Data lines.

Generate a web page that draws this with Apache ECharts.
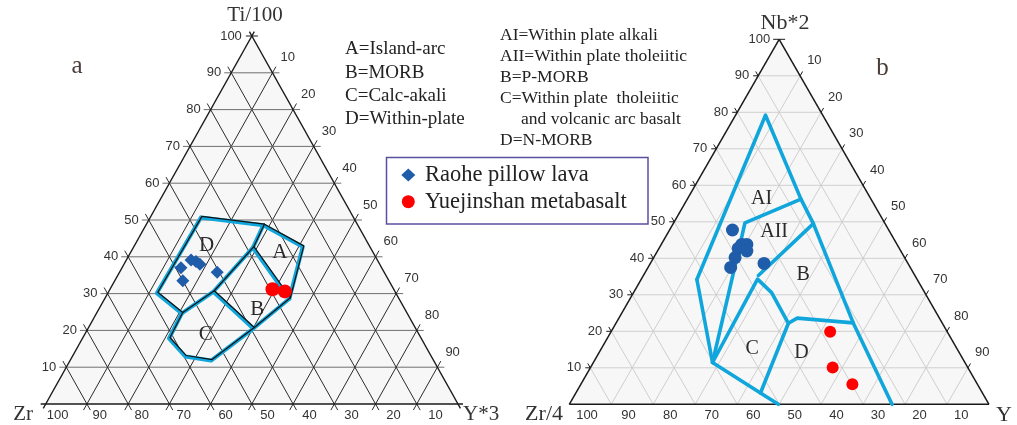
<!DOCTYPE html>
<html><head><meta charset="utf-8">
<script src="https://cdn.jsdelivr.net/npm/echarts/dist/echarts.min.js"></script>
<style>html,body{margin:0;padding:0;background:#fff}#c{width:1017px;height:425px}</style>
</head><body><div id="c"></div>
<script>
// ---------- tick values ----------
const gridTicks = [10, 20, 30, 40, 50, 60, 70, 80, 90];
const topEdgeLabels = [100, 90, 80, 70, 60, 50, 40, 30, 20, 10];   // apex component (left edge)
const rightEdgeLabels = [10, 20, 30, 40, 50, 60, 70, 80, 90];      // right-vertex component (right edge)
const bottomLabels = [100, 90, 80, 70, 60, 50, 40, 30, 20, 10];     // left-vertex component (bottom)

// ---------- diagram a : [Ti/100, Zr, Y*3] ----------
const aOutline = [[50.7,37.0,12.3],[48.6,22.9,28.5],[42.7,16.3,41.0],[28.6,26.6,44.8],[20.5,39.4,40.1],[11.8,54.0,34.2],[12.9,59.7,27.4],[17.8,61.2,21.0],[24.6,54.7,20.7],[30.1,58.0,11.9],[50.7,37.0,12.3]];
const aBoundaryA = [[48.6,22.9,28.5],[42.5,28.5,29.0],[28.6,26.6,44.8]];
const aBoundaryD = [[42.5,28.5,29.0],[30.5,44.1,25.4],[24.6,54.7,20.7]];
const aBoundaryBC = [[30.5,44.1,25.4],[20.5,39.4,40.1]];
const aRaohe = [[37.0,48.7,14.3],[33.5,50.0,16.5],[39.1,45.2,15.7],[38.7,44.2,17.1],[38.0,43.6,18.4],[35.8,40.5,23.7]];
const aYuejinshan = [[31.2,29.4,39.4],[30.6,26.7,42.7]];
const aRegionNames = ['D', 'A', 'B', 'C'];
const aRegionPos = [[43.2,39.35,17.45],[41.2,22.6,36.2],[25.8,35.8,38.4],[19.0,51.7,29.3]];

// ---------- diagram b : [Nb*2, Zr/4, Y] ----------
const bLine1 = [[34.2,52.5,13.3],[79.2,13.65,7.15],[56.2,16.7,27.1],[49.5,17.1,33.4],[22.3,21.2,56.5],[0,23.1,76.9]];
const bLine2 = [[34.2,52.5,13.3],[11.45,60.15,28.4],[3.1,52.9,44.0],[0,50.2,49.8]];
const bLine3 = [[56.2,16.7,27.1],[49.7,33.3,17.0],[45.4,36.3,18.3],[11.45,60.15,28.4]];
const bLine4 = [[49.5,17.1,33.4],[35.3,37.3,27.4]];
const bLine5 = [[11.45,60.15,28.4],[34.3,38.0,27.7],[30.6,36.5,32.9],[22.2,36.7,41.1],[3.1,52.9,44.0]];
const bLine6 = [[22.2,36.7,41.1],[23.6,33.9,42.5],[22.3,21.2,56.5]];
const bRaohe = [[47.75,37.25,15.0],[43.8,37.0,19.2],[43.8,35.8,20.4],[42.0,36.7,21.3],[42.7,38.4,18.9],[40.2,40.4,19.4],[37.5,42.8,19.7],[38.6,34.3,27.1]];
const bYuejinshan = [[19.9,27.9,52.2],[10.1,32.2,57.7],[5.5,29.8,64.7]];
const bRegionNames = ['AI', 'AII', 'B', 'C', 'D'];
const bRegionPos = [[56.2,26.1,17.7],[47.2,27.6,25.2],[35.5,26.5,38.0],[15.2,48.8,36.0],[14.05,37.65,48.3]];

// ---------- helpers ----------
const toXY = p => [p[2] + p[0] / 2, p[0]];
const SANS = '"Liberation Sans", Arial, sans-serif';
const SERIF = '"Liberation Serif", "Times New Roman", serif';

function extendSeg(p, q, e1, e2) {
  const dx = q[0] - p[0], dy = q[1] - p[1], L = Math.hypot(dx, dy) || 1;
  const ux = dx / L, uy = dy / L;
  return [[p[0] - ux * e1, p[1] - uy * e1], [q[0] + ux * e2, q[1] + uy * e2]];
}
function segEl(a, b, color, w) {
  return { type: 'line', shape: { x1: a[0], y1: a[1], x2: b[0], y2: b[1] }, style: { stroke: color, lineWidth: w } };
}
function txt(x, y, s, font, fill, align, valign) {
  return { type: 'text', x: x, y: y, style: { text: s, font: font, fill: fill, align: align, textAlign: align, verticalAlign: valign, textVerticalAlign: valign } };
}

function frameSeries(idx, cfg) {
  return {
    type: 'custom', coordinateSystem: 'cartesian2d', xAxisIndex: idx, yAxisIndex: idx,
    silent: true, clip: false, z: 1, data: [[50, 50]],
    renderItem: function (params, api) {
      const P = (t, r) => api.coord([r + t / 2, t]);
      const ch = [];
      const A = P(100, 0), B = P(0, 0), C = P(0, 100);
      ch.push({ type: 'polygon', shape: { points: [A, B, C] }, style: { fill: '#f7f7f7' } });
      gridTicks.forEach(t => {
        const segs = [
          [P(t, 0), P(t, 100 - t), cfg.hColor],
          [P(100 - t, t), P(0, t), cfg.tColor],
          [P(100 - t, 0), P(0, 100 - t), cfg.tColor]
        ];
        segs.forEach(s => {
          if (cfg.ext) {
            const e = extendSeg(s[0], s[1], cfg.ext, cfg.ext);
            ch.push(segEl(e[0], e[1], s[2], cfg.gw));
          } else {
            ch.push(segEl(s[0], s[1], s[2], cfg.gw));
            const h = extendSeg(s[0], s[1], cfg.tick, 0);
            ch.push(segEl(h[0], s[0], cfg.edge, 1));
          }
        });
      });
      [[A, B], [B, C], [C, A]].forEach(s => {
        const e = extendSeg(s[0], s[1], cfg.ext ? 5 : 0, cfg.ext ? 5 : 0);
        ch.push(segEl(e[0], e[1], cfg.edge, cfg.ew));
      });
      ch.push(segEl([A[0] - 6, A[1]], [A[0] + 6, A[1]], cfg.edge, 1));
      topEdgeLabels.forEach(v => {
        const p = P(v, 0);
        ch.push(txt(p[0] + cfg.lOff, p[1], String(v), '13px ' + SANS, '#333', 'right', 'middle'));
      });
      rightEdgeLabels.forEach(v => {
        const p = P(100 - v, v);
        ch.push(txt(p[0] + cfg.rOff[0], p[1] + cfg.rOff[1], String(v), '13px ' + SANS, '#333', 'left', 'middle'));
      });
      bottomLabels.forEach(v => {
        const p = P(0, 100 - v);
        const k = (100 - v) / 10;
        ch.push(txt(p[0] + cfg.bOff[0] + cfg.bOff[2] * k, p[1] + cfg.bOff[1], String(v), '13px ' + SANS, '#333', 'center', 'middle'));
      });
      return { type: 'group', children: ch };
    }
  };
}

function linesSeries(idx, lines, color, width, dx, dy, z) {
  return {
    type: 'custom', coordinateSystem: 'cartesian2d', xAxisIndex: idx, yAxisIndex: idx,
    silent: true, clip: false, z: z, data: lines.map(() => [50, 50]),
    renderItem: function (params, api) {
      const pts = lines[params.dataIndex].map(p => { const c = api.coord(toXY(p)); return [c[0] + dx, c[1] + dy]; });
      return { type: 'polyline', shape: { points: pts }, style: { stroke: color, lineWidth: width, fill: 'none', lineJoin: 'round', lineCap: 'round' } };
    }
  };
}

function labelSeries(idx, names, pos, size) {
  return {
    type: 'custom', coordinateSystem: 'cartesian2d', xAxisIndex: idx, yAxisIndex: idx,
    silent: true, clip: false, z: 4, data: pos.map(p => toXY(p)),
    renderItem: function (params, api) {
      const c = api.coord([api.value(0), api.value(1)]);
      return txt(c[0], c[1], names[params.dataIndex], size + 'px ' + SERIF, '#2a2a2a', 'center', 'middle');
    }
  };
}

function scatter(idx, name, pts, symbol, size, color) {
  return {
    type: 'scatter', name: name, xAxisIndex: idx, yAxisIndex: idx, z: 5,
    symbol: symbol, symbolSize: size, itemStyle: { color: color, opacity: 1 },
    data: pts.map(p => toXY(p)), silent: true
  };
}

const BLUE_LINE = '#10a6dc';
const BLUE_PT = '#1f5dab';
const RED_PT = '#ff0000';

const option = {
  animation: false,
  grid: [
    { left: 45.7, top: 36, width: 412.3, height: 368 },
    { left: 569.3, top: 39.3, width: 419.7, height: 365 }
  ],
  xAxis: [
    { gridIndex: 0, type: 'value', min: 0, max: 100, show: false },
    { gridIndex: 1, type: 'value', min: 0, max: 100, show: false }
  ],
  yAxis: [
    { gridIndex: 0, type: 'value', min: 0, max: 100, show: false },
    { gridIndex: 1, type: 'value', min: 0, max: 100, show: false }
  ],
  series: [
    frameSeries(0, { hColor: '#6e6e6e', tColor: '#2b2b2b', gw: 1, ext: 7, edge: '#1a1a1a', ew: 1.3, lOff: -10, rOff: [8, -15], bOff: [12, 11, 0.75] }),
    frameSeries(1, { hColor: '#cfcfcf', tColor: '#cfcfcf', gw: 1, ext: 0, tick: 5, edge: '#1a1a1a', ew: 1.5, lOff: -9, rOff: [7, -15], bOff: [17.7, 11, -0.4] }),
    linesSeries(0, [aOutline, aBoundaryA, aBoundaryD, aBoundaryBC], BLUE_LINE, 4, 0, 0, 2),
    linesSeries(0, [aOutline, aBoundaryA, aBoundaryD, aBoundaryBC], '#111', 1.2, 1, -1, 3),
    linesSeries(1, [bLine1, bLine2, bLine3, bLine4, bLine5, bLine6], BLUE_LINE, 3.6, 0, 0, 2),
    labelSeries(0, aRegionNames, aRegionPos, 21),
    labelSeries(1, bRegionNames, bRegionPos, 20),
    scatter(0, 'Raohe pillow lava', aRaohe, 'diamond', 13, BLUE_PT),
    scatter(0, 'Yuejinshan metabasalt', aYuejinshan, 'circle', 14, RED_PT),
    scatter(1, 'Raohe pillow lava', bRaohe, 'circle', 13, BLUE_PT),
    scatter(1, 'Yuejinshan metabasalt', bYuejinshan, 'circle', 12, RED_PT)
  ],
  graphic: [
    txt(255, 15, 'Ti/100', '21px ' + SERIF, '#333', 'center', 'middle'),
    txt(33, 414, 'Zr', '21px ' + SERIF, '#333', 'right', 'middle'),
    txt(463, 414, 'Y*3', '21px ' + SERIF, '#333', 'left', 'middle'),
    txt(785, 23, 'Nb*2', '22px ' + SERIF, '#333', 'center', 'middle'),
    txt(563, 414, 'Zr/4', '22px ' + SERIF, '#333', 'right', 'middle'),
    txt(996, 415, 'Y', '22px ' + SERIF, '#333', 'left', 'middle'),
    txt(77, 66, 'a', '25px ' + SERIF, '#4a3c37', 'center', 'middle'),
    txt(882.5, 68, 'b', '25px ' + SERIF, '#4a3c37', 'center', 'middle'),
    txt(345, 49.3, 'A=Island-arc', '19px ' + SERIF, '#222', 'left', 'middle'),
    txt(345, 72.6, 'B=MORB', '19px ' + SERIF, '#222', 'left', 'middle'),
    txt(345, 95.9, 'C=Calc-akali', '19px ' + SERIF, '#222', 'left', 'middle'),
    txt(345, 119.2, 'D=Within-plate', '19px ' + SERIF, '#222', 'left', 'middle'),
    txt(500, 35.3, 'AI=Within plate alkali', '17.5px ' + SERIF, '#222', 'left', 'middle'),
    txt(500, 56.5, 'AII=Within plate tholeiitic', '17.5px ' + SERIF, '#222', 'left', 'middle'),
    txt(500, 77.7, 'B=P-MORB', '17.5px ' + SERIF, '#222', 'left', 'middle'),
    txt(500, 98.8, 'C=Within plate  tholeiitic', '17.5px ' + SERIF, '#222', 'left', 'middle'),
    txt(521, 119.6, 'and volcanic arc basalt', '17.5px ' + SERIF, '#222', 'left', 'middle'),
    txt(500, 140.7, 'D=N-MORB', '17.5px ' + SERIF, '#222', 'left', 'middle'),
    { type: 'rect', shape: { x: 386.5, y: 157.5, width: 261.5, height: 66.5 }, style: { fill: '#fff', stroke: '#5a50a0', lineWidth: 1.5 }, z: 10 },
    { type: 'polygon', shape: { points: [[408.3, 168.5], [415.3, 175], [408.3, 181.5], [401.3, 175]] }, style: { fill: BLUE_PT }, z: 11 },
    { type: 'circle', shape: { cx: 408.3, cy: 201.7, r: 6.5 }, style: { fill: RED_PT }, z: 11 },
    Object.assign(txt(425, 175, 'Raohe pillow lava', '22.5px ' + SERIF, '#222', 'left', 'middle'), { z: 11 }),
    Object.assign(txt(425, 201.7, 'Yuejinshan metabasalt', '22.5px ' + SERIF, '#222', 'left', 'middle'), { z: 11 })
  ]
};

const chart = echarts.init(document.getElementById('c'), null, { renderer: 'canvas' });
chart.setOption(option);
</script>
</body></html>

What is required. Skip the pictures, please, and transcribe only the lines from the beginning of the material through the one that contains "left-vertex component (bottom)".

Output of the task.
Generate a web page that draws this with Apache ECharts.
<!DOCTYPE html>
<html><head><meta charset="utf-8">
<script src="https://cdn.jsdelivr.net/npm/echarts/dist/echarts.min.js"></script>
<style>html,body{margin:0;padding:0;background:#fff}#c{width:1017px;height:425px}</style>
</head><body><div id="c"></div>
<script>
// ---------- tick values ----------
const gridTicks = [10, 20, 30, 40, 50, 60, 70, 80, 90];
const topEdgeLabels = [100, 90, 80, 70, 60, 50, 40, 30, 20, 10];   // apex component (left edge)
const rightEdgeLabels = [10, 20, 30, 40, 50, 60, 70, 80, 90];      // right-vertex component (right edge)
const bottomLabels = [100, 90, 80, 70, 60, 50, 40, 30, 20, 10];     // left-vertex component (bottom)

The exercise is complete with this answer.